Using a revised version of Professor Bland's program called series1.pro, I tried various n values. It was determined that after n=27, the program incured an arithmetic error. The graph does continue to change at n values larger than 27 but not significantly enough to worry much about. I also check to see what the graph looks like when y is set to a. At first I was skeptical, but later I came to the conclusion that the graph seems to be converging to the correct solution as the value of n increases.

Comparison of the Relaxation Solution and the Analytical Solution

Both methods seem to have their weaknesses. For the relaxation method, depending upon how precise one wants to be determines how many iterations one needs to complete. This is can be quite a few if one wants precision to more than one or two sig fig and there is slow "convergence" as seen in this example. This can be time consuming. For the separation of variables method, one needs of calculate an infinite number of n values and to sum over them. This also is time comsuming if not humanly impossible at the moment.

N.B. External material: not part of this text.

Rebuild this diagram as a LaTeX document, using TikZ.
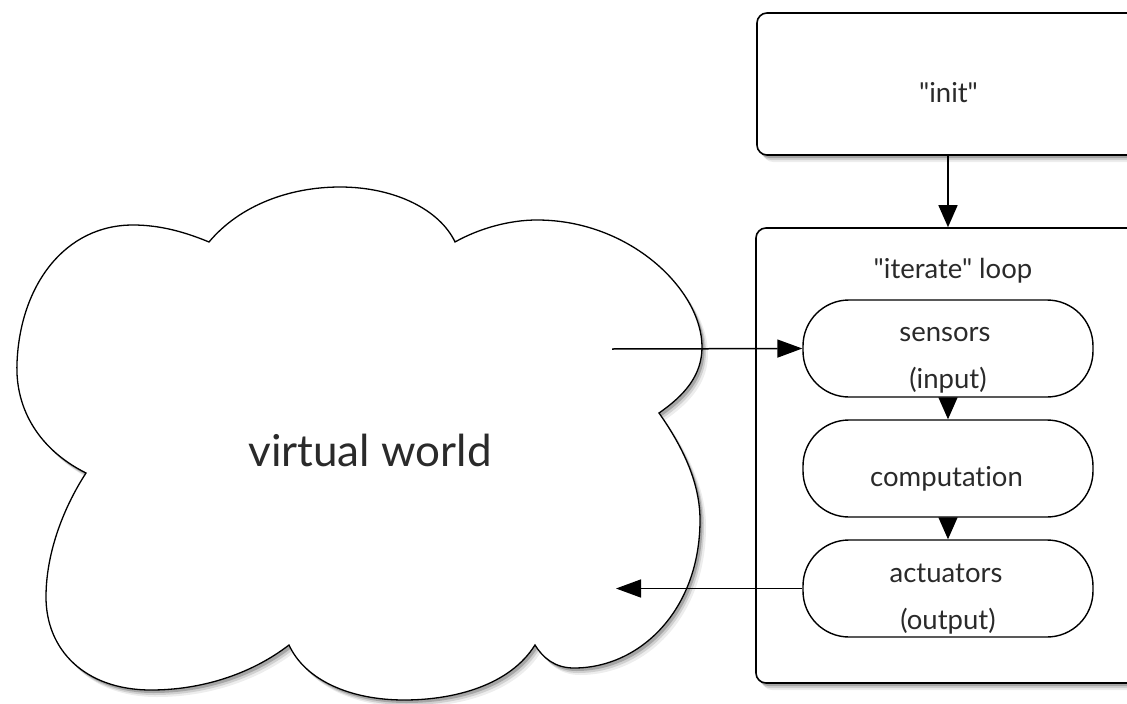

Both methods have their strengths. For the relation method, one need not continue to iterate for eternity. If one only requires a couple of sig fig accuracy, this method yields very quite, and precise results. For the separation of variables method, usually one needs only to calculate a handful of terms to yield quite an accurate approximation.

Which method should one use? It depends upon what you want to know, where you want to know it, how accurate you want your answer to be, and what tools you have on had.